- Directive -
Transcribe the lines below verbatim, skipping the images.

- Data shown -
++++++++++++++++++++

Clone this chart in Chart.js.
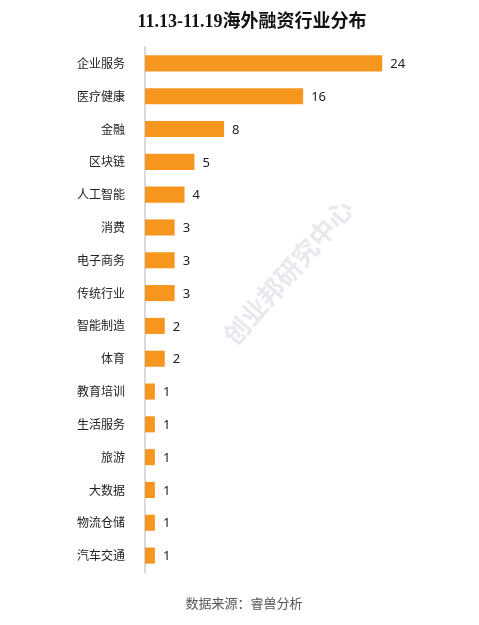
<!DOCTYPE html>
<html lang="zh-CN">
<head>
  <meta charset="UTF-8">
  <title>11.13-11.19海外融资行业分布</title>
  <script src="https://cdn.jsdelivr.net/npm/chart.js"></script>
  <style>
    html, body {
      margin: 0;
      padding: 0;
      background: #fff;
    }
    #box {
      width: 479px;
      height: 625px;
    }
  </style>
</head>
<body>
<div id="box">
  <canvas id="grafico" width="479" height="625"></canvas>
</div>

<script>
  // dados
  const industrias = ['企业服务', '医疗健康', '金融', '区块链', '人工智能', '消费', '电子商务', '传统行业',
    '智能制造', '体育', '教育培训', '生活服务', '旅游', '大数据', '物流仓储', '汽车交通'];
  const quantidades = [24, 16, 8, 5, 4, 3, 3, 3, 2, 2, 1, 1, 1, 1, 1, 1];

  const titulo = '11.13-11.19海外融资行业分布';
  const fonte = '数据来源：睿兽分析';
  const marcaDagua = '创业邦研究中心';

  // titulo, rodape e marca d'agua
  const textosExtras = {
    id: 'textosExtras',
    beforeDatasetsDraw(chart) {
      const ctx = chart.ctx;
      ctx.save();
      ctx.translate(288, 272);
      ctx.rotate(-49 * Math.PI / 180);
      ctx.font = 'bold 26px "Noto Sans CJK SC"';
      ctx.fillStyle = 'rgba(205, 205, 218, 0.45)';
      ctx.textAlign = 'center';
      ctx.textBaseline = 'middle';
      ctx.fillText(marcaDagua, 0, 0);
      ctx.restore();
    },
    afterDraw(chart) {
      const ctx = chart.ctx;
      ctx.save();
      ctx.textAlign = 'center';
      ctx.textBaseline = 'middle';
      ctx.fillStyle = '#111';
      ctx.font = 'bold 18px "Liberation Serif", "Noto Sans CJK SC"';
      ctx.fillText(titulo, 252, 22);
      ctx.fillStyle = '#555';
      ctx.font = '13px "Noto Sans CJK SC"';
      ctx.fillText(fonte, 244, 603);
      ctx.restore();
    }
  };

  // numeros no fim das barras
  const rotulos = {
    id: 'rotulos',
    afterDatasetsDraw(chart) {
      const ctx = chart.ctx;
      const meta = chart.getDatasetMeta(0);
      ctx.save();
      ctx.font = '13px "Noto Sans"';
      ctx.fillStyle = '#222';
      ctx.textBaseline = 'middle';
      meta.data.forEach((bar, i) => {
        ctx.fillText(quantidades[i], bar.x + 8, bar.y + 1);
      });
      ctx.restore();
    }
  };

  const ctx = document.getElementById('grafico').getContext('2d');
  new Chart(ctx, {
    type: 'bar',
    data: {
      labels: industrias,
      datasets: [{
        data: quantidades,
        backgroundColor: '#f7961f',
        categoryPercentage: 0.98,
        barPercentage: 0.5
      }]
    },
    options: {
      indexAxis: 'y',
      responsive: false,
      animation: false,
      layout: {
        padding: { top: 47, bottom: 53, left: 0, right: 77 }
      },
      plugins: {
        legend: { display: false },
        tooltip: { enabled: false }
      },
      scales: {
        x: {
          display: false,
          min: 0,
          max: 26
        },
        y: {
          afterFit(scale) { scale.width = 145; },
          grid: { display: false, drawTicks: false },
          border: { display: true, color: '#d9d9d9', width: 2 },
          ticks: {
            padding: 20,
            color: '#222',
            font: { size: 12, family: '"Noto Sans CJK SC"' }
          }
        }
      }
    },
    plugins: [textosExtras, rotulos]
  });
</script>
</body>
</html>
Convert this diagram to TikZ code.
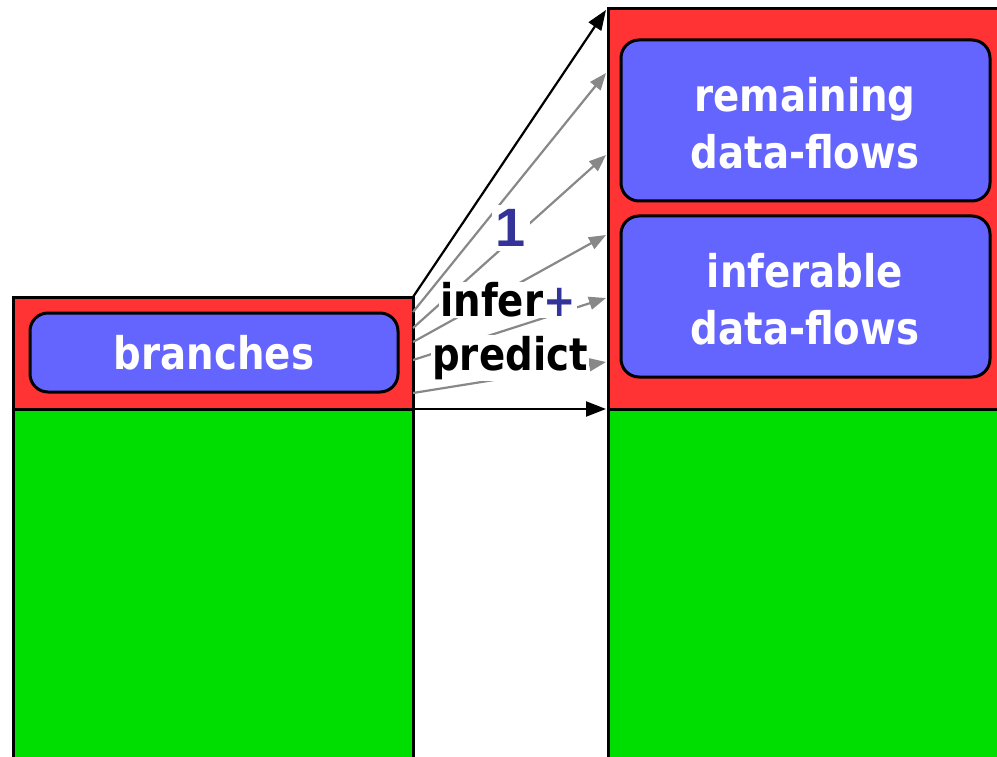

++++++++++++++++++++

- Exercise output -
Clone this chart in Chart.js.
<!DOCTYPE html>
<html lang="zh-CN">
<head>
  <meta charset="UTF-8">
  <title>11.13-11.19海外融资行业分布</title>
  <script src="https://cdn.jsdelivr.net/npm/chart.js"></script>
  <style>
    html, body {
      margin: 0;
      padding: 0;
      background: #fff;
    }
    #box {
      width: 479px;
      height: 625px;
    }
  </style>
</head>
<body>
<div id="box">
  <canvas id="grafico" width="479" height="625"></canvas>
</div>

<script>
  // dados
  const industrias = ['企业服务', '医疗健康', '金融', '区块链', '人工智能', '消费', '电子商务', '传统行业',
    '智能制造', '体育', '教育培训', '生活服务', '旅游', '大数据', '物流仓储', '汽车交通'];
  const quantidades = [24, 16, 8, 5, 4, 3, 3, 3, 2, 2, 1, 1, 1, 1, 1, 1];

  const titulo = '11.13-11.19海外融资行业分布';
  const fonte = '数据来源：睿兽分析';
  const marcaDagua = '创业邦研究中心';

  // titulo, rodape e marca d'agua
  const textosExtras = {
    id: 'textosExtras',
    beforeDatasetsDraw(chart) {
      const ctx = chart.ctx;
      ctx.save();
      ctx.translate(288, 272);
      ctx.rotate(-49 * Math.PI / 180);
      ctx.font = 'bold 26px "Noto Sans CJK SC"';
      ctx.fillStyle = 'rgba(205, 205, 218, 0.45)';
      ctx.textAlign = 'center';
      ctx.textBaseline = 'middle';
      ctx.fillText(marcaDagua, 0, 0);
      ctx.restore();
    },
    afterDraw(chart) {
      const ctx = chart.ctx;
      ctx.save();
      ctx.textAlign = 'center';
      ctx.textBaseline = 'middle';
      ctx.fillStyle = '#111';
      ctx.font = 'bold 18px "Liberation Serif", "Noto Sans CJK SC"';
      ctx.fillText(titulo, 252, 22);
      ctx.fillStyle = '#555';
      ctx.font = '13px "Noto Sans CJK SC"';
      ctx.fillText(fonte, 244, 603);
      ctx.restore();
    }
  };

  // numeros no fim das barras
  const rotulos = {
    id: 'rotulos',
    afterDatasetsDraw(chart) {
      const ctx = chart.ctx;
      const meta = chart.getDatasetMeta(0);
      ctx.save();
      ctx.font = '13px "Noto Sans"';
      ctx.fillStyle = '#222';
      ctx.textBaseline = 'middle';
      meta.data.forEach((bar, i) => {
        ctx.fillText(quantidades[i], bar.x + 8, bar.y + 1);
      });
      ctx.restore();
    }
  };

  const ctx = document.getElementById('grafico').getContext('2d');
  new Chart(ctx, {
    type: 'bar',
    data: {
      labels: industrias,
      datasets: [{
        data: quantidades,
        backgroundColor: '#f7961f',
        categoryPercentage: 0.98,
        barPercentage: 0.5
      }]
    },
    options: {
      indexAxis: 'y',
      responsive: false,
      animation: false,
      layout: {
        padding: { top: 47, bottom: 53, left: 0, right: 77 }
      },
      plugins: {
        legend: { display: false },
        tooltip: { enabled: false }
      },
      scales: {
        x: {
          display: false,
          min: 0,
          max: 26
        },
        y: {
          afterFit(scale) { scale.width = 145; },
          grid: { display: false, drawTicks: false },
          border: { display: true, color: '#d9d9d9', width: 2 },
          ticks: {
            padding: 20,
            color: '#222',
            font: { size: 12, family: '"Noto Sans CJK SC"' }
          }
        }
      }
    },
    plugins: [textosExtras, rotulos]
  });
</script>
</body>
</html>
Convert this diagram to TikZ code.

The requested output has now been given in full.